One player who is here is reigning league MVP Adrian Peterson, who last year came within eight yards of Eric Dickerson's single-season rushing record despite suffering a torn anterior cruciate ligament the previous December. Peterson, who had hernia surgery earlier this offseason, is back to 100 percent and participated in Wednesday's non-padded workout.
Asked why he volunteered to show up, Peterson said, "Team chemistry. It's important to show these younger guys how we do it. Hopefully, they can pick up from it."
Frazier appreciates the help from the face of the franchise.
"He's the Most Valuable Player in our league," Frazier said. "And the fact that he's here really kind of helps the rest of our players understand the importance of this portion of the offseason."
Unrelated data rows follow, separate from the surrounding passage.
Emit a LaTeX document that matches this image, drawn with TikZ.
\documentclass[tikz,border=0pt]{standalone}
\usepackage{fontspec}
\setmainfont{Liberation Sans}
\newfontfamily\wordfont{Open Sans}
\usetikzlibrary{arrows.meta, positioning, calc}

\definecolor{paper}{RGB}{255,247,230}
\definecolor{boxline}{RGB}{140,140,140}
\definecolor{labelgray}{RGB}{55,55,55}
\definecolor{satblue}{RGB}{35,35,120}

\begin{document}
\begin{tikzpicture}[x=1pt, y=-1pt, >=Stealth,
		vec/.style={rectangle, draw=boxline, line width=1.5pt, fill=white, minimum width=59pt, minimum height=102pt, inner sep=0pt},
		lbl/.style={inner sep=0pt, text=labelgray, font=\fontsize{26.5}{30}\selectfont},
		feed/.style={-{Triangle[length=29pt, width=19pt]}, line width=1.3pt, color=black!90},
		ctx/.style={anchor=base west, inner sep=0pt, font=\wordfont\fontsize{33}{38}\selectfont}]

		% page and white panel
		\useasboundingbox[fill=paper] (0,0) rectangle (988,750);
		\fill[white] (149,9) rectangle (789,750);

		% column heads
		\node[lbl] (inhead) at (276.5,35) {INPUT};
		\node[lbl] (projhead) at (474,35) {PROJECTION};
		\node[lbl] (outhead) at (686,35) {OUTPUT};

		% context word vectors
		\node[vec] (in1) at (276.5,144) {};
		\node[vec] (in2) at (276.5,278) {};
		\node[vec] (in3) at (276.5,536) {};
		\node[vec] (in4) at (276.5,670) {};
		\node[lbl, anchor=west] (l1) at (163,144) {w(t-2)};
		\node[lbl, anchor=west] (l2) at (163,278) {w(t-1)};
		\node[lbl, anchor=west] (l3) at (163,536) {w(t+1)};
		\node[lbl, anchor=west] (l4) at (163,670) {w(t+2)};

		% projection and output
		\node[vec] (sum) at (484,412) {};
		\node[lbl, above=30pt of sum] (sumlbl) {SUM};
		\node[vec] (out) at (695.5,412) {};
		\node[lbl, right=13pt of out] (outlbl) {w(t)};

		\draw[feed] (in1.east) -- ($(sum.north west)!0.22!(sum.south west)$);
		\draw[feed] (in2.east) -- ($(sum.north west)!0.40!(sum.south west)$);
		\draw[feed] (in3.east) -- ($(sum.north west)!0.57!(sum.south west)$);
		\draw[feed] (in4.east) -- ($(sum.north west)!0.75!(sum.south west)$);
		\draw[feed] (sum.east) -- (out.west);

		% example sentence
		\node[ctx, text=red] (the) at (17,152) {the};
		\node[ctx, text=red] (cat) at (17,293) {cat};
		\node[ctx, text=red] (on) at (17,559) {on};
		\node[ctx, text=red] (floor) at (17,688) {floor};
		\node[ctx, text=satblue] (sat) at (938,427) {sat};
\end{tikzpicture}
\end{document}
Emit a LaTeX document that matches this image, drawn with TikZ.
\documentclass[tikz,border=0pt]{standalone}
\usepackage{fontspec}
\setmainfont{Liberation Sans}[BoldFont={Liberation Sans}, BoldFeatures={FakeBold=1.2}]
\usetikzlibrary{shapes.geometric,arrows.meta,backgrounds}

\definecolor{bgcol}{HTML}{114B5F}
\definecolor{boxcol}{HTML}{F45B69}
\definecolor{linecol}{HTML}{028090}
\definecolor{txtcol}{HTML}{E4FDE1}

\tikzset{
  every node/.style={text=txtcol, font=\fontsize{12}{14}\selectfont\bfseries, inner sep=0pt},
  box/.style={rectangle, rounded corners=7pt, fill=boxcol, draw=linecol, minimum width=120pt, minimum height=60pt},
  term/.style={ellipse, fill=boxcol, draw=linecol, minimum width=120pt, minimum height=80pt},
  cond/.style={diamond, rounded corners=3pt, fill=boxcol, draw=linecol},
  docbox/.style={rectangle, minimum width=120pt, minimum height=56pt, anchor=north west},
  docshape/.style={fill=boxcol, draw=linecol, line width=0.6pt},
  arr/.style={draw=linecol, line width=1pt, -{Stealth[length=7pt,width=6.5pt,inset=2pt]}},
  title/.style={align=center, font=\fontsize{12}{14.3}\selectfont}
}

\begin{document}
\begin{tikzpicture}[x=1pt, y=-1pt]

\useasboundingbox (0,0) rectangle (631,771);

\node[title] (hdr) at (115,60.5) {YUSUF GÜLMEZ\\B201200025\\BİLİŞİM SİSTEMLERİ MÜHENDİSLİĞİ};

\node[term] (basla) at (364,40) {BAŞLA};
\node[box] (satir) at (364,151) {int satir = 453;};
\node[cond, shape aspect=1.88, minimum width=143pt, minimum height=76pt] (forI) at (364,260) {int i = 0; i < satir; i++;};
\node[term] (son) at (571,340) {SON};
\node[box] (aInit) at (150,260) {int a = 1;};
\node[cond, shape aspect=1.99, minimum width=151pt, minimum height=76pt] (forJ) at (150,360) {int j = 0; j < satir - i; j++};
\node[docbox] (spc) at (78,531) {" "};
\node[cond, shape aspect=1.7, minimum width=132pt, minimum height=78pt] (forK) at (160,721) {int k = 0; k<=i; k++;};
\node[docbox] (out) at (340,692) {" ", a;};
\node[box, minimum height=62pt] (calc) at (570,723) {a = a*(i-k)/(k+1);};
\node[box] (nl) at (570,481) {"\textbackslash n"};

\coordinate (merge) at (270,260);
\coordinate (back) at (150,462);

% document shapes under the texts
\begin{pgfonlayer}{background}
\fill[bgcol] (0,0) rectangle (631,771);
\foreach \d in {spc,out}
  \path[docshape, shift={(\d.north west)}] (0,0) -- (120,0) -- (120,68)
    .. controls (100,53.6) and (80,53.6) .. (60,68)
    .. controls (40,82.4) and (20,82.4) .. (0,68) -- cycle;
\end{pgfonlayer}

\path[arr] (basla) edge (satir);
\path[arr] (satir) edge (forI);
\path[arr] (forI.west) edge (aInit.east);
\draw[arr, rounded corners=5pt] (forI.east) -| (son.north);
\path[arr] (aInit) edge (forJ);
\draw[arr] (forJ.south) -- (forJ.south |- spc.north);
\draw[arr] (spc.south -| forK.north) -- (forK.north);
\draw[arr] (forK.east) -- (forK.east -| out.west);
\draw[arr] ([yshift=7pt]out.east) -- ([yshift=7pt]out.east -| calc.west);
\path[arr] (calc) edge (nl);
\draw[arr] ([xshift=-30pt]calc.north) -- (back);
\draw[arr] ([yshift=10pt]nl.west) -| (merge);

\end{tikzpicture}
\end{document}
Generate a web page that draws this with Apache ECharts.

Receiver Greg Jennings, the former Packer signed to fill the void created when the Vikings traded disgruntled receiver Percy Harvin to Seattle, is here, but didn't practice Wednesday. He sprained an ankle on Tuesday, but is expected to be fine long before training camp begins.
Two players making significant position changes are testing out their new gigs this week. Former weak-side linebacker Erin Henderson moves to the middle, where he's the leading candidate to replace Jasper Brinkley, who left via free agency for Arizona. And former No. 2 quarterback Joe Webb, who lost his passing job when Matt Cassel was signed in free agency, moved to receiver.
Henderson, who too often found himself out of position at weak-side linebacker, is a risky proposition as a three-down middle linebacker. But he's the best option the team has right now considering it didn't draft a linebacker until the fourth round this year.
Asked if any of the options behind Henderson will get any time with the first unit, Frazier said, "Erin is our starting middle linebacker until one of those others shows they deserve a look."
The Vikings now have nine linebackers on the roster after signing former Titan and Texan Stanford Keglar on Wednesday. Keglar, who has been out of the NFL since 2010, played three games with the UFL's Las Vegas Locomotives a year ago. He's an outside linebacker forced to wear No. 60 because of the overload of linebackers in town.
Webb, meanwhile, showed on Wednesday that his hands are good enough to play receiver. His size (6-4, 220) also makes him a big target. And, obviously, as a former quarterback, he knows the offense so well, he's helping other receivers get lined up correctly.
"The biggest thing with Joe is how quickly he grasps the route running as a receiver," Frazier said.
Webb, a quarterback at UAB, joined the Vikings as a receiver when they selected him in the sixth round in 2010. But then-coach Brad Childress quickly switched him back to quarterback, after taking one look at his strong arm in that year's rookie minicamp.
If the switch back to receiver is bothering Webb, he's doing a great job of hiding it. He's working hard and appears to be as upbeat as ever.
The fact Webb is doing all of that while participating in a voluntary May OTA is just another reason Frazier is one happy coach right now.